L’autre équipe de recherche auprès de laquelle j’œuvre est celle du fichier Balsac, l’un des fleurons de l’UQAC. Cette infrastructure de recherche, développée par Gérard Bouchard, actualisée par Hélène Vézina et maintenant dirigée par Simon Girard, est une base de données génétiques et généalogiques unique au monde. En plus de m’offrir la chance de connaître une solide équipe de professionnel.le.s de recherche (Häxan, James, Pierre-Karl, Guy et Thomas), participer au comité directeur du fichier Balsac avec Alexandre Dubé, Simon Girard et Eugénie Capel me permet de voir chaque jour davantage toutes les perspectives offertes par des projets de recherches situés au confluent de la science de la Nature et de la science du Social.

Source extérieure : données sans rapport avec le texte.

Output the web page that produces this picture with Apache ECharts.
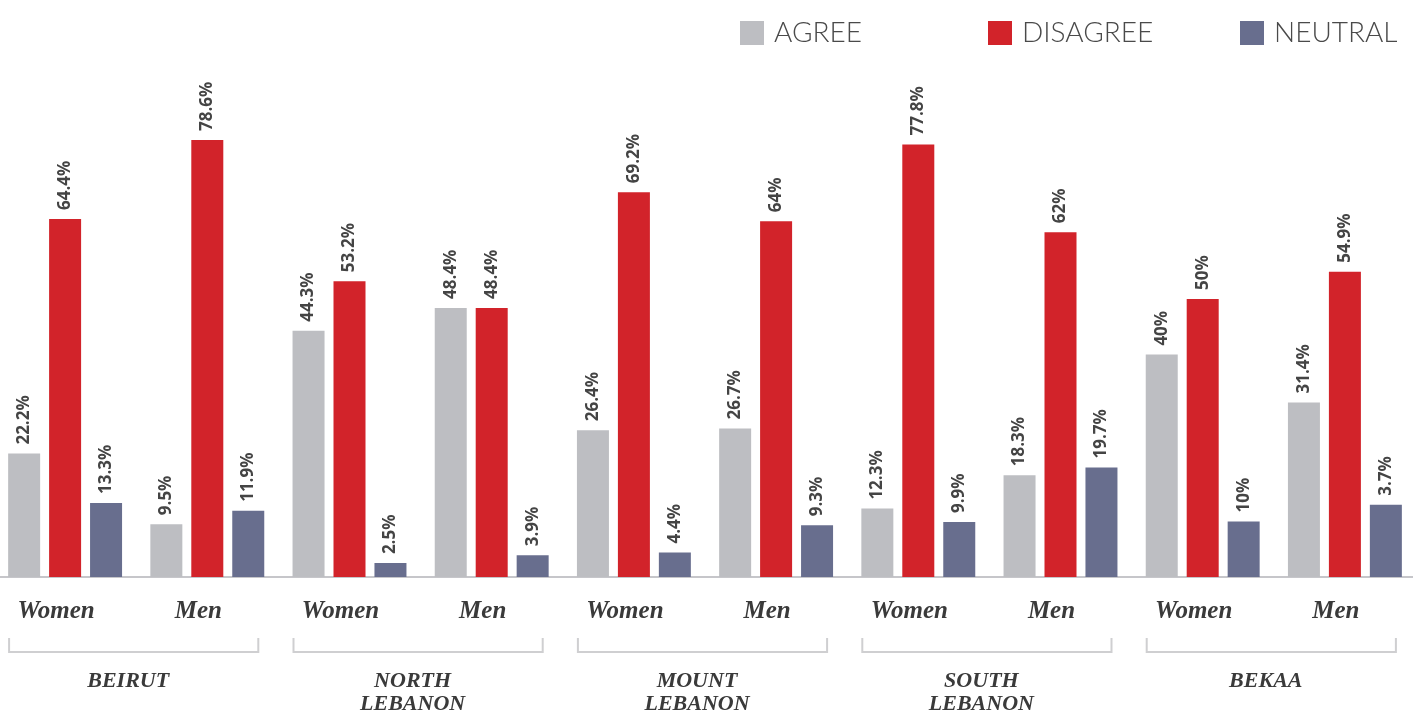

Je suis également rattaché à une unité dynamique sur le plan de la recherche, où se mêlent politologues, archéologues, géographes et historiens. Comme l’unité compte une bonne proportion de jeunes professeur.e.s et professionnel.le.s très présent.e.s et très actif.ve.s sur le site même de l’université, le climat est stimulant. Le 5e étage du pavillon Desjardins est un lieu de travail très agréable – et c’est aussi là que se tient le séminaire mensuel du Laboratoire d’expertise et de recherche en anthropologie rituelle et symbolique, qui constitue un lieu d’échanges et de réflexions interdisciplinaires précieux. Le Département des sciences humaines et sociales, riche de sa diversité intellectuelle (et d’un comité social pétillant), est du reste un milieu administratif accueillant, notamment grâce à Krystel, Julie et Dominic.

Des difficultés partagées

Des difficultés d’intégration demeurent cependant présentes. La première est la situation actuelle du logement à Chicoutimi, qui combine un marché locatif saturé à un parc immobilier vieillissant. Il n’est pas facile de trouver un bon rapport qualité-prix pour le logement à moins d’avoir les moyens d’acheter une maison. La deuxième, qui n’est pas mon cas, mais qui a souvent été soulevée, est le problème de l’absence de garderie en milieu de travail. La création d’un tel service permettrait sans doute une meilleure conciliation travail-famille pour tou.t.e.s les collègues pour qui l’entrée en poste en tant que professeur.e rime avec le déménagement d’une cellule familiale. La troisième est que les formes et enjeux de certains jalons importants de la carrière de nouvelles et nouveaux professeur.e.s ne sont pas toujours limpides, et que les attentes, modalités d’accueil et dotations des recrues varient selon les cultures départementales. La quatrième – la plus importante sans doute – est de briser les habitudes de repli sur soi que toutes et tous, étudiant.e.s et professeur.e.s, avons développé pendant la pandémie, et dont nous ne sommes pas tout à fait sorti.e.s. L’Université est d’abord et avant tout un milieu de vie, la recherche une affaire collective, la collégialité engagée une condition d’existence et de prospérité savante, et la science un rapport social au monde.